With no real prospect of dramatically improving those positions, the area the team most needs to improve is in its pass rush. The Colts rank 28th in adjusted sack rate and are tied for last in hurries. The good news is that they’ve got some developing players in that regard. Rookie defensive end Kwity Paye has turned a corner and begun to generate consistent pressure over the past 3 games, getting home for his first NFL sack last week. Rookie defensive lineman Dayo Odeyingbo made his debut a couple games back after suffering an Achilles tear in December of last year, and notched a sack fumble last week as well. DeForest Buckner leads the team in sacks and QB hits with 4.5 and 11 respectively. If they can get some added pressure from their young players, perhaps they can do enough to lighten the strain on their beaten up secondary.
4) What changes do you expect to be made in this matchup with the Bills following last season’s playoff game?
I expect the Colts to try to pull heavily from the blueprint that kept them in that game. They will attempt to get a fast start and keep the ball in the hands of their offensive playmakers like Michael Pittman Jr. and Jonathan Taylor. On defense they’ll try to eliminate the big play and make the Bills move methodically down the field, which will give them more opportunities to create turnovers, which the Colts have been excellent at, falling behind only the Bills.
Much of this will be contingent upon the performance of the defensive line. If the Colts can get consistent pressure on Josh Allen, perhaps they’ll see a version of the Bills offense that looks more like what Jacksonville was able to force. If, as they have frequently done this season, they are unable to routinely affect the passer, they could be in for a long day.
5) Prediction and difference maker?
This Colts team has been painfully inconsistent in 2021. They’ve drubbed bad teams and hung in with good ones just enough to make the losses to them as painful as possible. They could easily have 6-7 wins instead of their 5, because they were in position to do so. They don’t because when they were faced with top level passers or talented defenses, they could not find the answers needed to pull out wins.
For that reason, I am not optimistic about their chances against the Bills. The Bills are well coached, have a ridiculous talent in Josh Allen, and have been playing excellent defense in 2021. The Colts haven’t proven that they have the necessary talent to take on a team of that caliber for 4 quarters and win.

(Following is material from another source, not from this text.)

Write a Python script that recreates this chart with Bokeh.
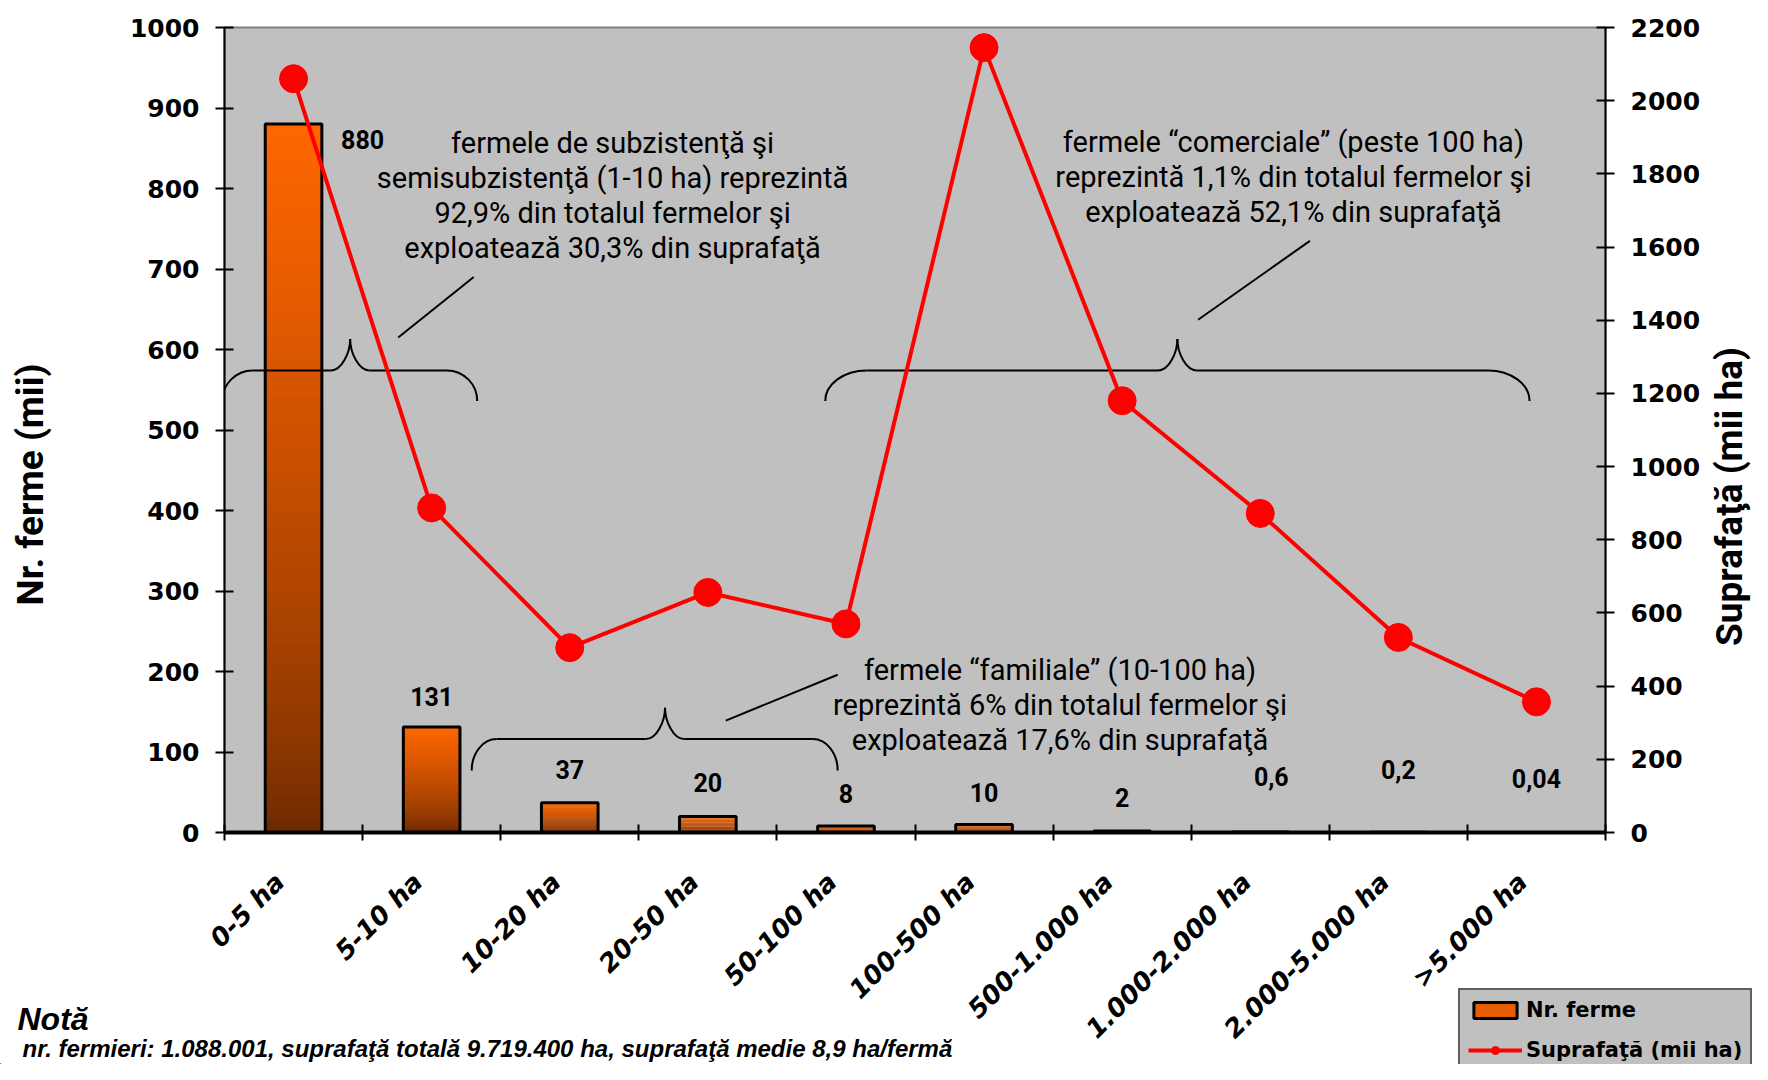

It would not surprise me at all to see them make a game of it, because they have a lot of the pieces in place and Frank Reich is a very good head coach, but I just don’t have confidence that they can play the Bills for a full 60 minutes the way they need to in order to get a win.
If there is a difference maker who could take the game over, it really comes down to two guys. Jonathan Taylor can take over the offense with just a couple plays. In 2021 he has had 13 plays of 20 yards or more, including plays of 76, 78, and 83 yards.
On defense, Darius Leonard is a threat to make a game-changing play at any time. This season Leonard has forced 4 fumbles and gotten 2 interceptions. He has become proficient at punching the ball out, and seems to find ways of doing it at critical times in the game.
Unfortunately, while I am always optimistic that the Colts will prove me wrong, I don’t see them getting out of this game with a win. I think they’ll make it a game, and hopefully it’ll be an entertaining one, but my prediction is a 34-27 Bills win.